“Algo se muere en mí todos los días”, es uno de los versos más afortunados de Julio Flórez Roa (1867-1923), el poeta colombiano que hizo parte del grupo bohemio La Gruta Simbólica, que existió en la fría y culta ciudad de Bogotá a principios del siglo XX, cuyos integrantes, entre copas del “néctar de los dioses”, como llamaban al aguardiente, y volutas de humo de tabaco y cigarrillo, discutían acerca de la producción literaria, de Colombia y del mundo, especialmente los “poetas malditos” franceses (Verlaine, Rimbaud, Baudelaire…) e intercambiaban sus producciones, compartiéndolas en hojas manuscritas, mientras encontraban editor.
El verso citado, del autor de “Mis flores negras”, junto con otro del mismo poeta: “Todo nos llega tarde, hasta la muerte”, fue declarado como lo único rescatable de la obra del bardo por el crítico Andrés Holguín (1918-1989), en su libro “Antología crítica de la poesía colombiana 1874-1974”, que le encargó el Banco de Colombia para conmemorar el centenario de fundación de esa institución financiera. Puede resultar exagerado el juicio de Holguín, pero él era un respetable intelectual capitalino.
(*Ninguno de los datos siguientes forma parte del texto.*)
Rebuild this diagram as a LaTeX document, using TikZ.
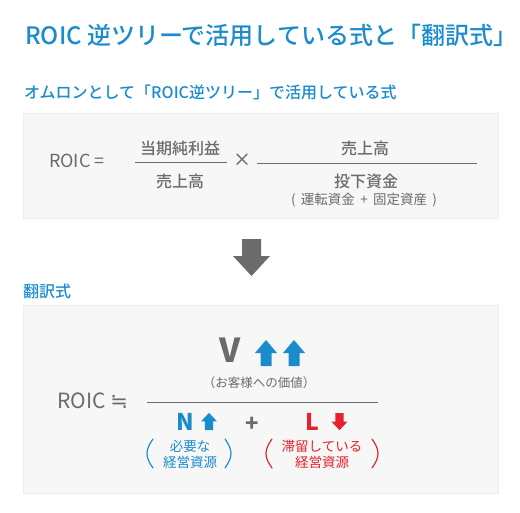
\documentclass[tikz,border=0pt]{standalone}
\usepackage{fontspec}
\setmainfont{Noto Sans CJK JP}
\newfontfamily\medfont{Noto Sans CJK JP Medium}
\newfontfamily\symfont{DejaVu Sans}
\usepackage{tikz}
\usetikzlibrary{calc}

\definecolor{roicblue}{HTML}{1A8CCD}
\definecolor{roicred}{HTML}{E5232B}
\definecolor{roicgray}{HTML}{6B6B6B}
\definecolor{panelfill}{HTML}{F7F7F7}
\definecolor{panelline}{HTML}{EDEDED}

\begin{document}
\begin{tikzpicture}[x=1pt, y=-1pt, inner sep=0pt,
    heading/.style = {anchor=west, text=roicblue, font=\medfont\fontsize{16}{16}\selectfont},
    panel/.style = {draw=panelline, fill=panelfill},
    term/.style = {text=roicgray, font=\medfont\fontsize{16}{16}\selectfont},
    note/.style = {text=roicgray, font=\fontsize{12.5}{12.5}\selectfont},
    rule/.style = {draw=roicgray, line width=1pt},
    bigletter/.style = {font=\bfseries\fontsize{#1}{#1}\selectfont},
    small/.style = {font=\fontsize{13.5}{16}\selectfont, align=center},
    paren/.style = {line width=1.2pt, line cap=round},
    fatarrow/.pic = {\fill[#1] (-5.5,0) -- (-5.5,-13) -- (-11,-13) -- (0,-26) -- (11,-13) -- (5.5,-13) -- (5.5,0) -- cycle;}
  ]

  \useasboundingbox (0,0) rectangle (520,512);

  \node[anchor=west, text=roicblue, font=\medfont\fontsize{24}{24}\selectfont] (title) at (25,35) {ROIC 逆ツリーで活用している式と「翻訳式」};

  % current formula
  \node[heading] (sub1) at (24,92) {オムロンとして「ROIC逆ツリー」で活用している式};
  \draw[panel] (23,113) rectangle (498,218);

  \node[text=roicgray, font=\fontsize{18}{18}\selectfont, anchor=west] (roic1) at (49,161) {ROIC =};
  \node[term] (profit) at (180,148) {当期純利益};
  \node[term] (sales1) at (180,181) {売上高};
  \coordinate (f1l) at (135,162);
  \coordinate (f1r) at (227,162);
  \draw[rule] (f1l) -- (f1r);
  \node[term, font=\medfont\fontsize{18}{18}\selectfont] (times) at (242,160) {×};
  \node[term] (sales2) at (365,148) {売上高};
  \node[term] (capital) at (366,181) {投下資金};
  \node[note, font=\fontsize{13.5}{13.5}\selectfont] (capnote) at (364,200) {(\, 運転資金 \,+\, 固定資産 \,)};
  \coordinate (f2l) at (257,163);
  \coordinate (f2r) at (477,163);
  \draw[rule] (f2l) -- (f2r);

  % down arrow
  \fill[roicgray] (242,239) -- (261,239) -- (261,256) -- (270,256) -- (251.5,276) -- (233,256) -- (242,256) -- cycle;

  % translated formula
  \node[heading] (sub2) at (23,291) {翻訳式};
  \draw[panel] (23,305) rectangle (498,493);

  \node[text=roicgray, font=\fontsize{21}{21}\selectfont, anchor=west] (roic2) at (57,401) {ROIC {\symfont ≒}};
  \node[text=roicgray, bigletter=33] (V) at (230.5,350) {V};
  \pic at (266,366) {fatarrow=roicblue};
  \pic at (294,366) {fatarrow=roicblue};
  \node[note] (value) at (259,383) {（お客様への価値）};
  \coordinate (f3l) at (147,402);
  \coordinate (f3r) at (378,402);
  \draw[rule] (f3l) -- (f3r);

  \node[text=roicblue, bigletter=23] (N) at (185.5,421.5) {N};
  \pic[xscale=0.73, yscale=0.66] at (209,430) {fatarrow=roicblue};
  \node[text=roicgray, bigletter=22] (plus) at (252,424) {+};
  \node[text=roicred, bigletter=23] (L) at (312.5,422) {L};
  \pic[xscale=0.73, yscale=-0.66] at (339.5,413) {fatarrow=roicred};

  \node[text=roicblue, small] (need) at (190,454.5) {必要な\\経営資源};
  \draw[paren, roicblue] (153,439) .. controls (145,450) and (145,457) .. (153,468);
  \draw[paren, roicblue] (225,439) .. controls (233,450) and (233,457) .. (225,468);

  \node[text=roicred, small] (idle) at (322,454.5) {滞留している\\経営資源};
  \draw[paren, roicred] (272,439) .. controls (264,450) and (264,457) .. (272,468);
  \draw[paren, roicred] (372,439) .. controls (380,450) and (380,457) .. (372,468);

\end{tikzpicture}
\end{document}
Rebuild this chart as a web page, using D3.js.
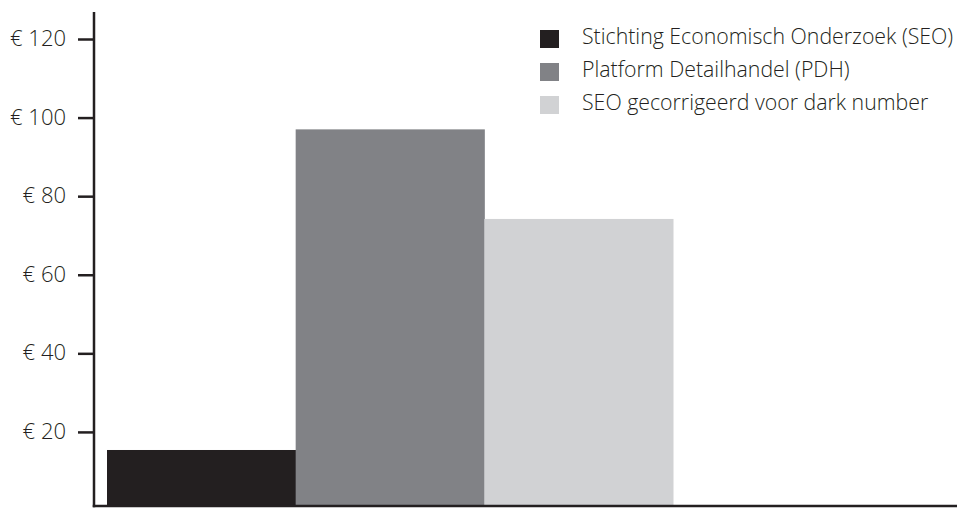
<!DOCTYPE html>
<html>
<head>
<meta charset="utf-8">
<script src="https://cdn.jsdelivr.net/npm/d3@7"></script>
<style>
  html, body { margin: 0; padding: 0; background: #fff; }
  svg text { font-family: "Open Sans", "DejaVu Sans", sans-serif; font-weight: 350; fill: #231f20; }
</style>
</head>
<body>
<svg id="chart" width="958" height="521"></svg>
<script>
// Data: costs per source
const series = [
  "Stichting Economisch Onderzoek (SEO)",
  "Platform Detailhandel (PDH)",
  "SEO gecorrigeerd voor dark number"
];
const values = [15.4, 97, 74.2];
const colors = ["#231f20", "#818286", "#d1d2d4"];
const tickValues = [20, 40, 60, 80, 100, 120];
const tickLabel = v => "€ " + v;

const svg = d3.select("#chart");
const axisX = 94;       // vertical axis position
const baseY = 506;      // horizontal axis position
const ink = "#231f20";

const y = d3.scaleLinear().domain([0, 120]).range([510.5, 39]);
const x = d3.scaleBand().domain(series).range([107, 673]).paddingInner(0).paddingOuter(0);

// bars
svg.append("g").selectAll("rect")
  .data(series)
  .join("rect")
  .attr("x", d => x(d))
  .attr("width", x.bandwidth() + 0.5)
  .attr("y", (d, i) => y(values[i]))
  .attr("height", (d, i) => baseY - y(values[i]))
  .attr("fill", (d, i) => colors[i]);

// y axis
const yAxis = d3.axisLeft(y)
  .tickValues(tickValues)
  .tickFormat(tickLabel)
  .tickSize(16)
  .tickPadding(12);
const gy = svg.append("g").attr("transform", `translate(${axisX},0)`).call(yAxis);
gy.select(".domain").remove();
gy.selectAll(".tick line").attr("stroke", ink).attr("stroke-width", 2.5);
gy.selectAll(".tick text")
  .attr("font-size", 22)
  .attr("dy", "0.3em")
  .style("font-family", '"Open Sans", sans-serif')
  .style("font-weight", 350)
  .attr("fill", ink);

// axis lines
svg.append("line")
  .attr("x1", axisX).attr("x2", axisX)
  .attr("y1", 12).attr("y2", baseY + 1.25)
  .attr("stroke", ink).attr("stroke-width", 2.5);
svg.append("line")
  .attr("x1", axisX - 1.25).attr("x2", 957)
  .attr("y1", baseY).attr("y2", baseY)
  .attr("stroke", ink).attr("stroke-width", 2.5);

// legend
const legend = svg.append("g").attr("transform", "translate(540,30)");
const rows = legend.selectAll("g")
  .data(series)
  .join("g")
  .attr("transform", (d, i) => `translate(0,${i * 33})`);
rows.append("rect")
  .attr("width", 19).attr("height", 18)
  .attr("fill", (d, i) => colors[i]);
rows.append("text")
  .attr("x", 42).attr("y", 14)
  .attr("font-size", 21.3)
  .text(d => d);
</script>
</body>
</html>
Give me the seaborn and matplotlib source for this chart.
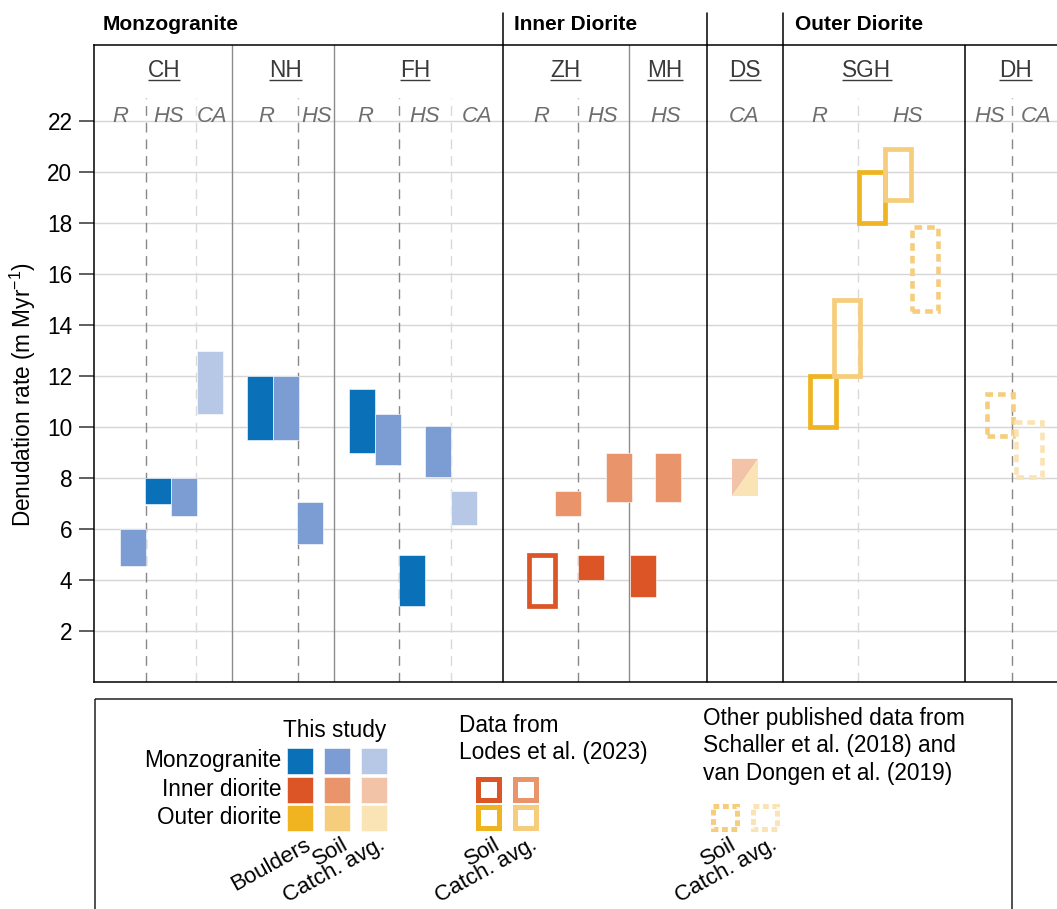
import matplotlib
matplotlib.use("Agg")
import matplotlib.pyplot as plt
from matplotlib.patches import Rectangle
import seaborn as sns

sns.set_theme(style="white")
plt.rcParams["font.family"] = ["Liberation Sans", "DejaVu Sans"]
plt.rcParams["text.color"] = "black"
plt.rcParams["axes.labelcolor"] = "black"
plt.rcParams["mathtext.fontset"] = "custom"
plt.rcParams["mathtext.rm"] = "Liberation Sans"
plt.rcParams["mathtext.it"] = "Liberation Sans:italic"
plt.rcParams["lines.scale_dashes"] = False

# ---------------------------------------------------------------- data
groups = ["Monzogranite", "Inner Diorite", "Outer Diorite"]
sites = ["CH", "NH", "FH", "ZH", "MH", "DS", "SGH", "DH"]
sub_labels = ["R", "HS", "CA", "R", "HS", "R", "HS", "CA",
              "R", "HS", "HS", "CA", "R", "HS", "HS", "CA"]

# denudation-rate ranges (m/Myr)
rate_lithology = ["Monzogranite"] * 12 + ["Inner diorite"] * 6 + ["Outer diorite"] * 7
rate_source = (["This study"] * 12
               + ["Lodes"] + ["This study"] * 5
               + ["Lodes"] * 4 + ["Other"] * 3)
rate_sample = ["soil", "boulder", "soil", "catch",
               "boulder", "soil", "soil",
               "boulder", "soil", "boulder", "soil", "catch",
               "soil", "soil", "boulder", "soil", "boulder", "soil",
               "soil", "catch", "soil", "catch", "soil", "soil", "catch"]
rate_low = [4.55, 7.0, 6.5, 10.5,
            9.5, 9.5, 5.4,
            9.0, 8.5, 3.0, 8.05, 6.15,
            3.0, 6.5, 4.0, 7.05, 3.35, 7.05,
            10.0, 12.0, 18.0, 18.9, 14.55, 9.65, 8.05]
rate_high = [6.0, 8.0, 8.0, 13.0,
             12.0, 12.0, 7.05,
             11.5, 10.5, 5.0, 10.05, 7.5,
             5.0, 7.5, 5.0, 9.0, 5.0, 9.0,
             12.0, 15.0, 20.0, 20.9, 17.85, 11.3, 10.2]

# DS catchment drains both diorites
ds_low, ds_high = 7.3, 8.75

# ---------------------------------------------------------------- styling
palette = {
    "Monzogranite": ["#0a71b9", "#7b9dd3", "#b6c8e6"],
    "Inner diorite": ["#db5527", "#e9946b", "#f3c3a8"],
    "Outer diorite": ["#efb420", "#f5cd7c", "#fae3b5"],
}
tone = {
    ("This study", "boulder"): 0, ("This study", "soil"): 1, ("This study", "catch"): 2,
    ("Lodes", "soil"): 0, ("Lodes", "catch"): 1,
    ("Other", "soil"): 1, ("Other", "catch"): 2,
}

# horizontal layout (pixel-like x units)
box_w = 26
box_x = [120, 145, 171, 197,
         247, 273, 297,
         349, 375, 399, 425, 451,
         528.5, 555, 578, 606, 630, 655,
         810, 834, 859, 885, 912, 987, 1016]
ds_x = 732
group_x = [103, 514, 795]
group_sep = [503, 707, 783]
site_x = [164, 285.5, 415.3, 565.5, 665, 745, 867, 1015.7]
site_sep = [232, 334, 629]
outer_sep = 965
sub_x = [120, 169, 211.7, 265.8, 316.7, 365, 424.7, 476.7,
         541, 602.3, 665.8, 744.3, 819.7, 908, 990, 1036]
dash_dark = [146, 298, 399, 578, 1012]
dash_light = [196, 451, 858]

W, H = 1057, 909
px_per_unit = 25.5
y_zero_px = 682


def ydata(py):
    return (y_zero_px - py) / px_per_unit


fig = plt.figure(figsize=(W / 100, H / 100), dpi=100)
ax = fig.add_axes([94 / W, (H - y_zero_px) / H, (W - 94) / W, (y_zero_px - 44.5) / H])
ax.set_xlim(94, W)
ax.set_ylim(0, 25)
ax.set_xticks([])
ax.set_yticks(range(2, 23, 2))
ax.tick_params(axis="y", left=True, length=10.5, width=1.1, pad=5, labelsize=16.3,
               color="#333333", labelcolor="black")
ax.yaxis.grid(True, color="#d6d6d6", linewidth=1)
ax.set_axisbelow(True)
for side in ["left", "top", "bottom"]:
    ax.spines[side].set_color("black")
    ax.spines[side].set_linewidth(1.1)
ax.spines["right"].set_visible(False)
ax.set_ylabel("Denudation rate (m Myr$^{-1}$)", fontsize=16.3)
ax.yaxis.set_label_coords(-0.0585, 0.45)

# separators
top_ext = ydata(12.7) / 25
for x in group_sep:
    ax.axvline(x, 0, top_ext, color="black", lw=1.1, clip_on=False, zorder=2)
ax.axvline(outer_sep, 0, 1, color="black", lw=1.1, zorder=2)
for x in site_sep:
    ax.axvline(x, 0, 1, color="#8c8c8c", lw=1.0, zorder=2)
dash_top = ydata(98) / 25
for x in dash_dark:
    ax.axvline(x, 0, dash_top, color="#888888", lw=1.0, ls=(0, (7, 5)), zorder=2)
for x in dash_light:
    ax.axvline(x, 0, dash_top, color="#d9d9d9", lw=1.0, ls=(0, (7, 5)), zorder=2)

# rate ranges
for x, lo, hi, lith, src, smp in zip(box_x, rate_low, rate_high,
                                     rate_lithology, rate_source, rate_sample):
    c = palette[lith][tone[(src, smp)]]
    if src == "This study":
        ax.bar(x, hi - lo, bottom=lo, width=box_w, align="edge", color=c,
               edgecolor=(1, 1, 1, 0.6), linewidth=0.7, zorder=3)
    elif src == "Lodes":
        ax.bar(x, hi - lo, bottom=lo, width=box_w, align="edge", fill=False,
               edgecolor=c, linewidth=3.4, zorder=4)
    else:
        ax.bar(x, hi - lo, bottom=lo, width=box_w, align="edge", fill=False,
               edgecolor=c, linewidth=3.3, linestyle=(0, (5.5, 3.6)), zorder=4)

# DS: split swatch, inner diorite (upper left) / outer diorite (lower right)
ax.fill([ds_x, ds_x + box_w, ds_x], [ds_low, ds_high, ds_high],
        color=palette["Inner diorite"][2], lw=0, zorder=3)
ax.fill([ds_x, ds_x + box_w, ds_x + box_w], [ds_low, ds_low, ds_high],
        color=palette["Outer diorite"][2], lw=0, zorder=3)

# header text
for x, g in zip(group_x, groups):
    ax.text(x, ydata(29.5), g, fontsize=15, fontweight="bold", ha="left",
            va="baseline", clip_on=False)
site_texts = []
for x, s in zip(site_x, sites):
    t = ax.text(x, ydata(77.3), s, fontsize=16.3, color="#3a3a3a", ha="center",
                va="baseline", clip_on=False)
    site_texts.append(t)
for x, s in zip(sub_x, sub_labels):
    ax.text(x, ydata(121.5), s, fontsize=15.8, style="italic", color="#6e6e6e",
            ha="center", va="baseline", clip_on=False, zorder=5)

fig.canvas.draw()
renderer = fig.canvas.get_renderer()
inv = ax.transData.inverted()
for t in site_texts:
    bb = t.get_window_extent(renderer)
    x0 = inv.transform((bb.x0, 0))[0]
    x1 = inv.transform((bb.x1, 0))[0]
    ax.plot([x0, x1], [ydata(79.6)] * 2, color="#3a3a3a", lw=1.0, clip_on=False,
            solid_capstyle="butt")

# ---------------------------------------------------------------- legend panel
lg = fig.add_axes([0, 0, 1, 1], zorder=6)
lg.set_xlim(0, W)
lg.set_ylim(H, 0)
lg.axis("off")
lg.patch.set_alpha(0)
lg.add_patch(Rectangle((94.5, 699), 1012 - 94.5, 240, fill=False,
                       edgecolor="#222222", lw=1.1, clip_on=False))

lith_rows = ["Monzogranite", "Inner diorite", "Outer diorite"]
sq = 26
fs_leg = 16.3
fs_rot = 16


def rotated(x, y, s):
    lg.text(x, y, s, fontsize=fs_rot, rotation=29, rotation_mode="anchor",
            ha="right", va="top")


# this study
cols = [287.3, 324.3, 361]
rows = [748.3, 777, 805]
lg.text(335, 737, "This study", fontsize=fs_leg, ha="center", va="baseline")
for r, lith in zip(rows, lith_rows):
    lg.text(281, r + sq / 2 + 6, lith, fontsize=fs_leg, ha="right", va="baseline")
    for k, cx in enumerate(cols):
        lg.add_patch(Rectangle((cx, r), sq, sq, facecolor=palette[lith][k],
                               edgecolor=(1, 1, 1, 0.6), lw=0.7))
for cx, s in zip(cols, ["Boulders", "Soil", "Catch. avg."]):
    rotated(cx + sq / 2 + 4, 834, s)

# Lodes et al. (2023)
lcols = [475.3, 512.3]
lrows = [776.7, 804.3]
for yb, s in zip([732, 759], ["Data from", "Lodes et al. (2023)"]):
    lg.text(459, yb, s, fontsize=fs_leg, ha="left", va="baseline")
lw_px = 5
for r, lith in zip(lrows, ["Inner diorite", "Outer diorite"]):
    for k, cx in enumerate(lcols):
        lg.add_patch(Rectangle((cx + lw_px / 2, r + lw_px / 2), sq - lw_px, sq - lw_px,
                               fill=False, edgecolor=palette[lith][k], lw=3.6,
                               joinstyle="miter"))
for cx, s in zip(lcols, ["Soil", "Catch. avg."]):
    rotated(cx + sq / 2 + 5, 834, s)

# other published data
ocols = [710, 750.7]
for yb, s in zip([725, 752.4, 779.7], ["Other published data from",
                                       "Schaller et al. (2018) and",
                                       "van Dongen et al. (2019)"]):
    lg.text(703, yb, s, fontsize=fs_leg, ha="left", va="baseline")
for k, cx in enumerate(ocols):
    lg.add_patch(Rectangle((cx + 2.5, 803.3 + 2.5), 24, 23.5, fill=False,
                           edgecolor=palette["Outer diorite"][k + 1], lw=3.6,
                           linestyle=(0, (4.2, 2.6)), joinstyle="miter"))
for cx, s in zip(ocols, ["Soil", "Catch. avg."]):
    rotated(cx + 14.5 + 5, 834, s)

fig.savefig("out.png", dpi=100)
El escritor Adel López Gómez (1900-1989), quindiano nacido en Armenia en los albores del siglo XX, cuentista destacado, de pulcro y exquisito estilo costumbrista, modalidad que desprecian los gurúes de la literatura moderna por considerarla primitiva y campechana, me decía, cuando ya superaba los ochenta años, con saludable sentido del humor: “Ole José: se llega a una edad en la que uno es mayor que todos los que conoce”.
Y para seguir con el tema de la edad, que a algunos les produce rasquiña, Euclides Jaramillo Arango (1910-1987), nacido en Pereira, pero radicado en Armenia, desde niño y por el resto de su vida, se destacó como empresario, hombre cívico y líder social, cofundador de la Universidad del Quindío, entre otras realizaciones suyas de trascendencia, alcanzó una avanzada edad, y fue, además, escritor de muchos méritos, autor de obras como “Los talleres de la infancia”, en la que describe la forma como los niños antiguamente hacían sus juguetes, antes de que aparecieran Fisher Price y otras marcas; y de “Un campesino sin regreso”, una novela descriptiva del desplazamiento por la violencia. Cuando transitaba por la ancianidad, interrogado por un periodista quien le preguntó (imprudente) que cuántos años tenía, contestó: “Uno”. “¿Cómo así?”, insistió el reportero, a lo que replicó Euclides: “Sí, los otros ya me los gasté”.
El envejecimiento es un proceso biológico inevitable, que ahora presenta índices sorprendentes de duración de las personas. La ciencia médica y la industria farmacéutica, con sus avances, permiten que la mortalidad se aplace; los hogares de ancianos proliferan; la disponibilidad de familiares para cuidar a los viejos y los espacios hogareños para tenerlos se han reducido; la sabiduría de los ancianos, que antes era consultada, ha sido sustituida por la tecnología informática…
En fin, hay que prepararse para envejecer con dignidad y calidad de vida, dejándose llevar por la corriente, hasta que “mi Dios se acuerde de uno”, como se dice piadosamente.